There were moments when discussions would last hours: Allin dissecting compliance language clause by clause, Xu Su presenting research with layers of nuance, Mengtian perfecting every sentence in the deliverables, and Peiyu reminding us that a missed task today could cascade into a delayed milestone. My responsibility was to synthesize all these perspectives, prioritize actions, and make timely decisions without stifling creativity or slowing progress.

I learned quickly that leadership in an agile project is less about authority and more about facilitation. It’s about knowing when to step in and when to step back, when to push for decisions and when to let the team iterate. The delicate balance between control and flexibility became my daily challenge—and my greatest learning opportunity.

Navigating Technical Challenges

The technical complexity of this project tested every ounce of our problem-solving skills:

  1. Governance Without Drawings: Unlike construction projects where visual plans define scope, we had to design decision-making matrices, escalation protocols, and accountability charts from scratch. Each role had to be clearly defined, and every responsibility mapped to ensure nothing slipped through the cracks.
  2. Agility Meets Compliance: Aligning agile principles with grant regulations was like walking a tightrope. Flexibility was necessary, but too much flexibility could compromise accountability. I facilitated multiple iterations, cross-review sessions, and feedback loops to ensure that the framework was both adaptable and compliant.
  3. Tool Overload: We relied on Slack for quick updates, Zoom for governance check-ins, Google Drive for collaborative drafting, and Trello/Jira for task tracking. Keeping everyone on the same version, managing edits, and maintaining a clear workflow demanded strict ownership rules, sprint planning, and proactive coordination.
  4. Scope Definition and Risk Management: Each scope element needed to be actionable and measurable, while still leaving room for agile iteration. I worked closely with Xu Su and Peiyu to identify dependencies, critical paths, and potential risks—essentially applying construction project thinking to abstract governance work.

These challenges were intense, but navigating them taught me that project management is not about avoiding complexity—it’s about structuring it, leading it, and converting it into results.

Leadership Recognition & Personal Growth

Halfway through the project, I received a message recognizing me as the best team leader. That acknowledgment wasn’t just gratifying—it was confirmation that I was leading beyond tasks, that I was facilitating decisions, managing ambiguity, and motivating a team under pressure.

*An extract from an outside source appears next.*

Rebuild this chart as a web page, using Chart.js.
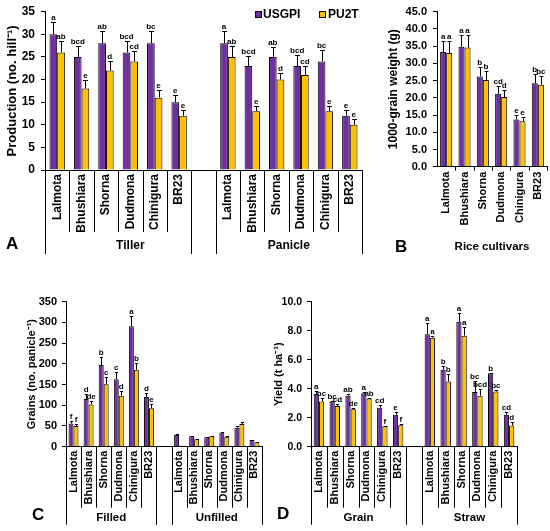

This project transformed my professional identity. I started as someone who knew schedules and risk registers; I became someone who could integrate multiple perspectives, guide a team through uncertainty, and deliver structured, value-driven outcomes.

Deliverables & Achievements

By the end of the capstone, our team delivered:

  1. Team Charter: Clear roles, responsibilities, and communication protocols
  2. Research & Scope Analysis: Insights that defined boundaries and requirements
  3. Project Schedule: Realistic timelines integrating agile sprints and dependencies
  4. Inter Organizational Contract Framework: Balanced flexibility with compliance for real-world applicability

More importantly, we achieved all of this as a cohesive team, overcoming debates, late nights, and iterative refinements.

Recommendations for ASVPM

Based on our experience, I would suggest:

  • Develop a Global contract governance playbook to accelerate onboarding and planning
  • Integrate tool usage and version control rules early to prevent workflow friction
  • Continue investing in cross-functional leadership development, because successful agile governance relies on people as much as processes

Mission Accomplished

The final team photograph with Professor David Bakhtania captured more than a project—it captured growth, collaboration, and triumph. What started as a capstone assignment became a personal and professional transformation. I came in as a construction PM student who understood schedules; I left as a Project Manager capable of leading people, processes, and agile projects without a blueprint.

Objectives met. Value delivered. Mission accomplished.